To reach their conclusions, report authors used results from the EPA's own power-sector model for the ACE rule. They also compared their findings to additional EPA ACE scenarios and modeling results for similar policies.

"Our findings demonstrate the importance of considering the emissions rebound effect and sub-national emissions impacts in evaluating the ACE and similar policies targeting heat rate improvements," the study said.

The ACE rule is intended to replace the Obama administration's Clean Power Plan, which established state-specific carbon emissions rate limits for all existing fossil fuel-fired plants. The Trump administration has proposed to repeal the Clean Power Plan, which the U.S. Supreme Court placed on hold in February 2016 pending the outcome of lawsuits against the regulation.

The study published in Environmental Research Letters said carbon emissions under the Clean Power Plan would have been lower through 2050 than with the ACE rule. But the EPA defended its proposed new rule, which it said would reduce U.S. greenhouse gas emissions 34% from 2005 levels when fully implemented.

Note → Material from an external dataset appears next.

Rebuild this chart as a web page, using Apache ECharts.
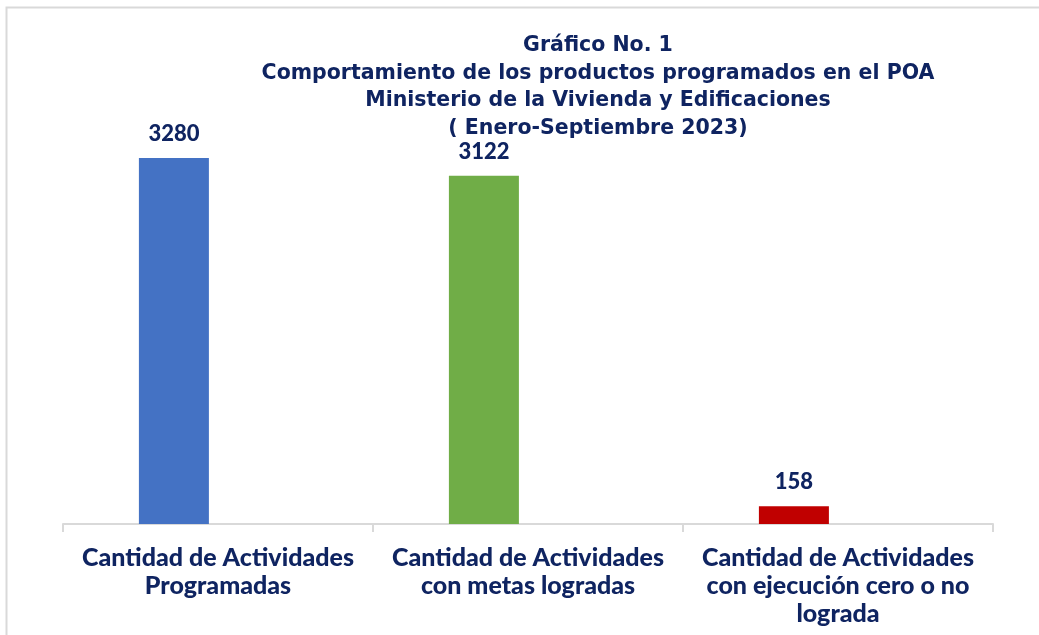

"[The Clean Power Plan] did not result in any reduction in CO2 because it was legally problematic and stayed by the U.S. Supreme Court," agency spokesman John Konkus said. "ACE, on the other hand, would continue to reduce emissions across the nation."

The ACE rule would allow states to make their own plans for lowering greenhouse gas emissions from existing coal-fired plants. The EPA's proposed "best system of emission reduction" for those sources would be heat-rate improvements that can be achieved through a range of "candidate technologies," including steam turbine upgrades and computer modeling to optimize emissions control technologies. Once the ACE rule is finalized, states would have three years to form their implementation plans.

By contrast, the Clean Power Plan would allow states to hit their specific emissions rate targets through several "building blocks," including shifting generation to lower-emitting plants such as those running on natural gas or renewable energy.